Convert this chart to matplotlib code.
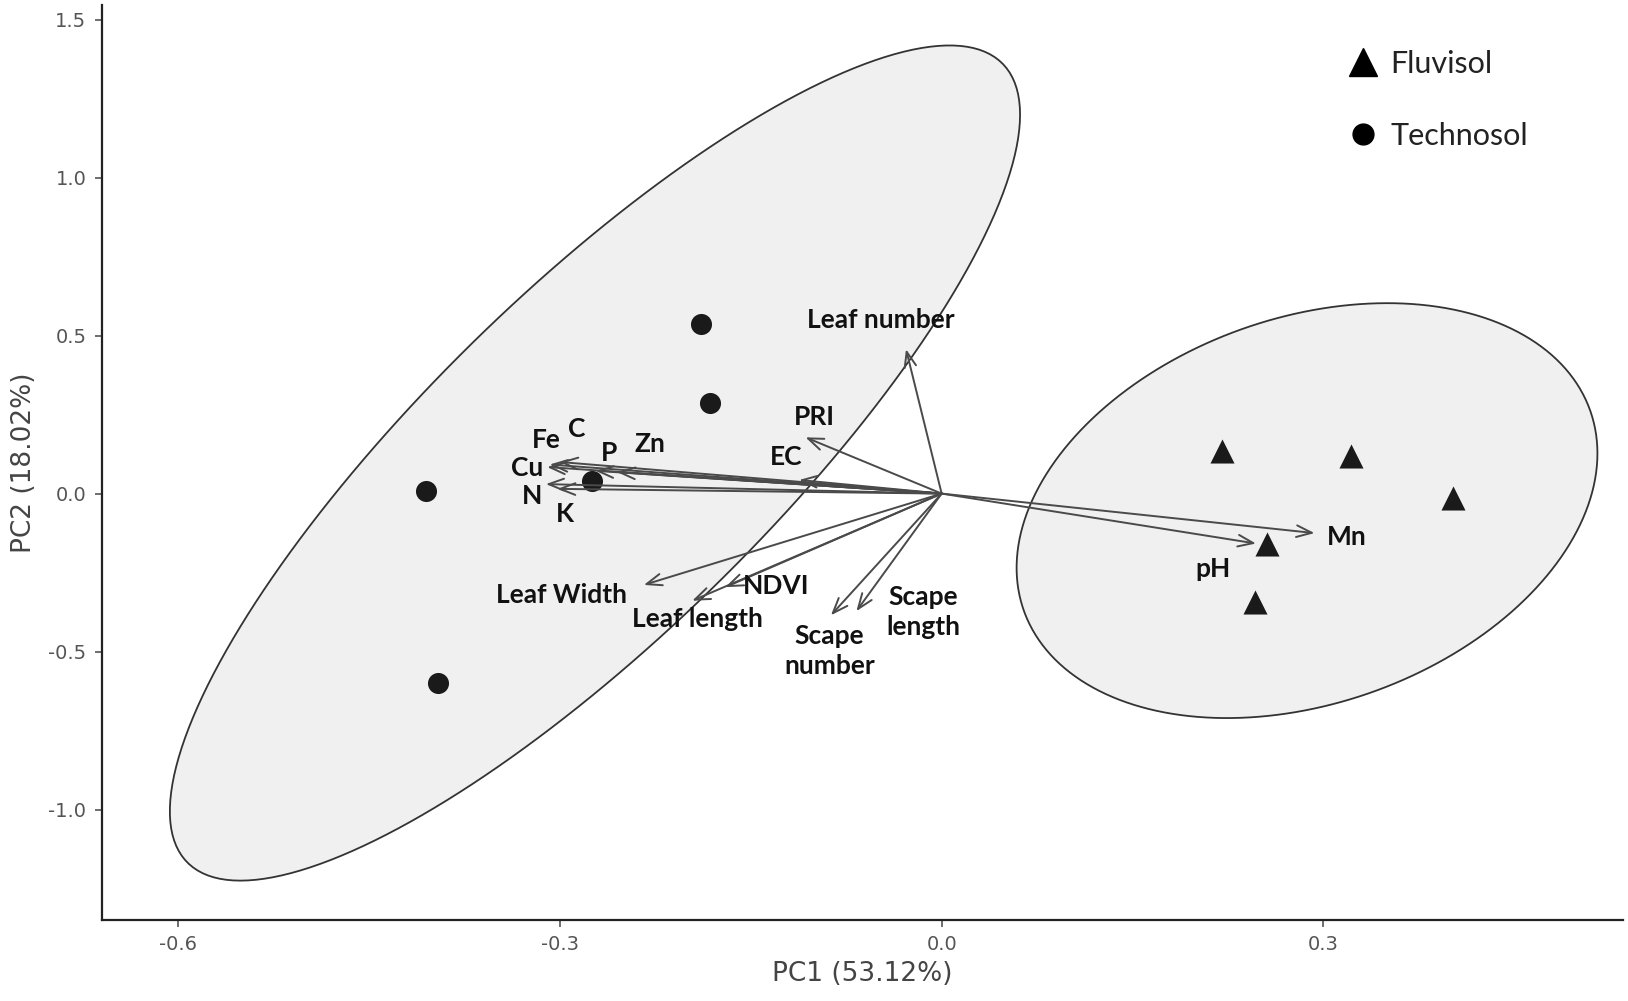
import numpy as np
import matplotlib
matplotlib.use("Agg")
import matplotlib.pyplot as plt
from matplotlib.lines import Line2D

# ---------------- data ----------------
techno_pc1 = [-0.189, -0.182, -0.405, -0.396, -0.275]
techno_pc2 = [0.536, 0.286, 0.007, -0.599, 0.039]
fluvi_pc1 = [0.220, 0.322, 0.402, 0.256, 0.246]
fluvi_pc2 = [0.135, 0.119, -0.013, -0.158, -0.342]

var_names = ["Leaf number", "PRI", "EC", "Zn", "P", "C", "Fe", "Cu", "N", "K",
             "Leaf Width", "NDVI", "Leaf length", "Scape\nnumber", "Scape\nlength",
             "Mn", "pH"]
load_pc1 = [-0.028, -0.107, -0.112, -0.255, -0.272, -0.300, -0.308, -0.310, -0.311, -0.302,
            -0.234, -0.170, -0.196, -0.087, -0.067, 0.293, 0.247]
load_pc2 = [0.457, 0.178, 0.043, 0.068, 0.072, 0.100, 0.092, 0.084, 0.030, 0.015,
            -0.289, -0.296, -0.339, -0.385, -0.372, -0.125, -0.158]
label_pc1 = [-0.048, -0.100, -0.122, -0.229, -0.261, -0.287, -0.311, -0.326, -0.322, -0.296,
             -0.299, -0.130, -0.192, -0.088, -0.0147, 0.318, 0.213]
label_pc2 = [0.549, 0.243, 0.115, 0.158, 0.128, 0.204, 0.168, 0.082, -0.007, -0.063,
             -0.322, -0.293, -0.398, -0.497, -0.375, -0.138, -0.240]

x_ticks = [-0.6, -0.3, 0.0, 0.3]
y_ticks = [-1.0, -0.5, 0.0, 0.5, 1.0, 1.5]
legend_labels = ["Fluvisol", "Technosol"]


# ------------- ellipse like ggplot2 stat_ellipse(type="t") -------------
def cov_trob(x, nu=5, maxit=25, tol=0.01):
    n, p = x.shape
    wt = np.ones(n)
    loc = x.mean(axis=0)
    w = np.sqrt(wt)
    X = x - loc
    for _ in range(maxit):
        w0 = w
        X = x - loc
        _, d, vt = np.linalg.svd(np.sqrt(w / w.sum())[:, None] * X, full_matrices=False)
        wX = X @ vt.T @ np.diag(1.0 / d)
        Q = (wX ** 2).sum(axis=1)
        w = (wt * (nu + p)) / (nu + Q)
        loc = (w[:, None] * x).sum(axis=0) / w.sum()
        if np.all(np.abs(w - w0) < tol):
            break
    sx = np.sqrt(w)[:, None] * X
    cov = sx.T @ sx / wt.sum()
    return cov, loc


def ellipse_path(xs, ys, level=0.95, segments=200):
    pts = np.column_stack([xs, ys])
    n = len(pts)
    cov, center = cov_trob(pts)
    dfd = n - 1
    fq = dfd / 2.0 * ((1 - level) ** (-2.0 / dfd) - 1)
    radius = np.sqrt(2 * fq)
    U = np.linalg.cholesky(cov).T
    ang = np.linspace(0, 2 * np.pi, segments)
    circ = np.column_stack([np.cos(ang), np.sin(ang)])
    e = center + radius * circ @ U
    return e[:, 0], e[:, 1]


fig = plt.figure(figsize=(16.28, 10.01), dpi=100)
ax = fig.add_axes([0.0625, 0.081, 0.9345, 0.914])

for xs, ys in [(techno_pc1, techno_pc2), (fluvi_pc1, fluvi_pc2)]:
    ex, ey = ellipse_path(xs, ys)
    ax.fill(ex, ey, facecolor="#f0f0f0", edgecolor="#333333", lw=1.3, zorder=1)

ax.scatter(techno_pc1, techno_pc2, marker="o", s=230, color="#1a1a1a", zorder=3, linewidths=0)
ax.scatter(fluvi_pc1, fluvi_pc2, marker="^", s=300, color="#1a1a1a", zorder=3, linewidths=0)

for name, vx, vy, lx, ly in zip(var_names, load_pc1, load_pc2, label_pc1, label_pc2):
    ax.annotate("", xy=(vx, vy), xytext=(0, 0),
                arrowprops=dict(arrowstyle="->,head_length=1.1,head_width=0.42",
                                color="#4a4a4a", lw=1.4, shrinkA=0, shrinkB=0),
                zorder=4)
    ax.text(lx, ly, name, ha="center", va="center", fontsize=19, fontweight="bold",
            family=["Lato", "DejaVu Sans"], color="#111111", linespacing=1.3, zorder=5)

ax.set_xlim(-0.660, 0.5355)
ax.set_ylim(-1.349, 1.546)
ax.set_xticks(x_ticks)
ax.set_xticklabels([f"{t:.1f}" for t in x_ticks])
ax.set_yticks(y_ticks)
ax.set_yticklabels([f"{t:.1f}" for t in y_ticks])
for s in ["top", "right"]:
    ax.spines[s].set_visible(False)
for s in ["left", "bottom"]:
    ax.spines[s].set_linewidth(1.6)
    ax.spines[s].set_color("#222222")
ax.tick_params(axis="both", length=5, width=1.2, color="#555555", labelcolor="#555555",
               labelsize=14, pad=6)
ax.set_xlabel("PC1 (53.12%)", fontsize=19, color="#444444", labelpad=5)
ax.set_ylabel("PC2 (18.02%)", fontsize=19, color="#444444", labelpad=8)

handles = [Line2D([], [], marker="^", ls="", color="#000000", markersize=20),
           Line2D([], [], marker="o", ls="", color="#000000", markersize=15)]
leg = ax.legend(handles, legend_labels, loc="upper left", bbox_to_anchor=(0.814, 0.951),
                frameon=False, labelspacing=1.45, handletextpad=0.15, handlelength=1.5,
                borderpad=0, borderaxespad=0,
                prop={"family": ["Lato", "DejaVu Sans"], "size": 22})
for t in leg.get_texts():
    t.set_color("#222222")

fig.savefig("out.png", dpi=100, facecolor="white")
——
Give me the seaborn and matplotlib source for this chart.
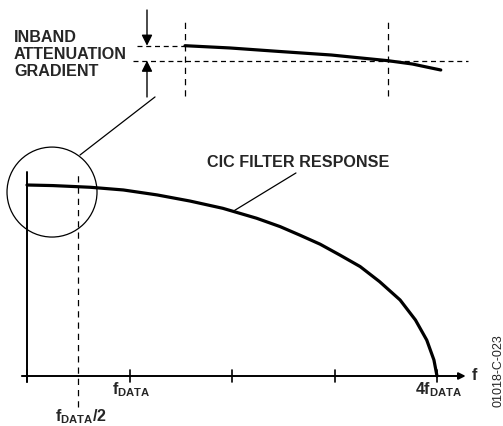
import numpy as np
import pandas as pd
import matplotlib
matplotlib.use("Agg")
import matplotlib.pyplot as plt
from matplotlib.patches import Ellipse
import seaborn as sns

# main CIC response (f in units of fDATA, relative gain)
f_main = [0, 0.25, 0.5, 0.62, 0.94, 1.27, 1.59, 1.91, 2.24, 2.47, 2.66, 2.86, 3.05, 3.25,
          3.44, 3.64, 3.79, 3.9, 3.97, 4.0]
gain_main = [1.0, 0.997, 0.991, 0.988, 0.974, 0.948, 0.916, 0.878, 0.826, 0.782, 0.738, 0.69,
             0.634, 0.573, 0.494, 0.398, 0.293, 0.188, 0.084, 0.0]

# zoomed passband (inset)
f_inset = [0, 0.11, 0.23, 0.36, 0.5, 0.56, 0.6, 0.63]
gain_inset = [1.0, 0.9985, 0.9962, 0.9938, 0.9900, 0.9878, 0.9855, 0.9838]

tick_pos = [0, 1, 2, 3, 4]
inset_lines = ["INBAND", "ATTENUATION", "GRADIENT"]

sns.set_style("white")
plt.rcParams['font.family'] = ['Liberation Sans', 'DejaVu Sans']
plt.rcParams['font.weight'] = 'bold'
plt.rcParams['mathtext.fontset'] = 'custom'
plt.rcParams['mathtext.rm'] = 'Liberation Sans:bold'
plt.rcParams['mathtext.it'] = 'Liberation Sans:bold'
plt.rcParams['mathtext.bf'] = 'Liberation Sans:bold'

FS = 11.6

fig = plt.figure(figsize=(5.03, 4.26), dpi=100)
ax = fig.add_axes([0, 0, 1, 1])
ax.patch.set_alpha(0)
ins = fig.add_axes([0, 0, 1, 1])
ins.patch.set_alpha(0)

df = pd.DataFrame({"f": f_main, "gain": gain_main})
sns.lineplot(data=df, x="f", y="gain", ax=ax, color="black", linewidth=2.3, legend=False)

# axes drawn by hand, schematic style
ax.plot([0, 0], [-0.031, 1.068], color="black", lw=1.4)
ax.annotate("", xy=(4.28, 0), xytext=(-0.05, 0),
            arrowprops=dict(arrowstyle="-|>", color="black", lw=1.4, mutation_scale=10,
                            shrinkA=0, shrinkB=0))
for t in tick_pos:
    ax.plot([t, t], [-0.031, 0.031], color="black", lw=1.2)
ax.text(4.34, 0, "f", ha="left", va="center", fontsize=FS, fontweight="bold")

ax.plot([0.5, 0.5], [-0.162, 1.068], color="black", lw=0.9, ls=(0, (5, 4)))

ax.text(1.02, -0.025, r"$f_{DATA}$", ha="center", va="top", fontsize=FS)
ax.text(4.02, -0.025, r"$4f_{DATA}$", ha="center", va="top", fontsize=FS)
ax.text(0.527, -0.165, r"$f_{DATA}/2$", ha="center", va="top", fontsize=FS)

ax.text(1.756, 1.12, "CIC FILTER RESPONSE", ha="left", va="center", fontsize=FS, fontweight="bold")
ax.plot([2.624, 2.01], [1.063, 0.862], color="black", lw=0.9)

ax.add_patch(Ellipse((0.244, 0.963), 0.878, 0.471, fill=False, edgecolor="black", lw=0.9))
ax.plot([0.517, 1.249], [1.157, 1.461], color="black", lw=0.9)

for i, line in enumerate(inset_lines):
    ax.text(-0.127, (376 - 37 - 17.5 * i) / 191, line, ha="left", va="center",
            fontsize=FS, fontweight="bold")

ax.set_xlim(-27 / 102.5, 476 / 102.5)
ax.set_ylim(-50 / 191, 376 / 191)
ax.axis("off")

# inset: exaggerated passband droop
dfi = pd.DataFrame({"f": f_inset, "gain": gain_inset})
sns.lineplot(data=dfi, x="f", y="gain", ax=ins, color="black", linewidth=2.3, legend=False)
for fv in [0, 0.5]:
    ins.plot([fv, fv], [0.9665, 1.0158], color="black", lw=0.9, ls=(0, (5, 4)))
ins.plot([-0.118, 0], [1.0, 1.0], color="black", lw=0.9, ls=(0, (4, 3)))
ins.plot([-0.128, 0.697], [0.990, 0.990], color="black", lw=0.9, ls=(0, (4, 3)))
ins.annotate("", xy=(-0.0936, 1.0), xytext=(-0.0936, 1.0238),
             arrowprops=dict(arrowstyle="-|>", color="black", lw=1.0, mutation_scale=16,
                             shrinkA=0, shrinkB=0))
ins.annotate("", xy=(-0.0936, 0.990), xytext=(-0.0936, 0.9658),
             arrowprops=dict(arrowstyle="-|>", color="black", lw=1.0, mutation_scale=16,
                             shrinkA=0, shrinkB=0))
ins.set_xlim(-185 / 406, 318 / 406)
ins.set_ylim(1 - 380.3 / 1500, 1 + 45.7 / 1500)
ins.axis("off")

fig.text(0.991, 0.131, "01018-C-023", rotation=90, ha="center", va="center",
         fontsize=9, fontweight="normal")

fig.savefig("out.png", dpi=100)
——
## What the task requires
Copy out each line of the material that holds the word "seaborn".

## Result
Give me the seaborn and matplotlib source for this chart.
import seaborn as sns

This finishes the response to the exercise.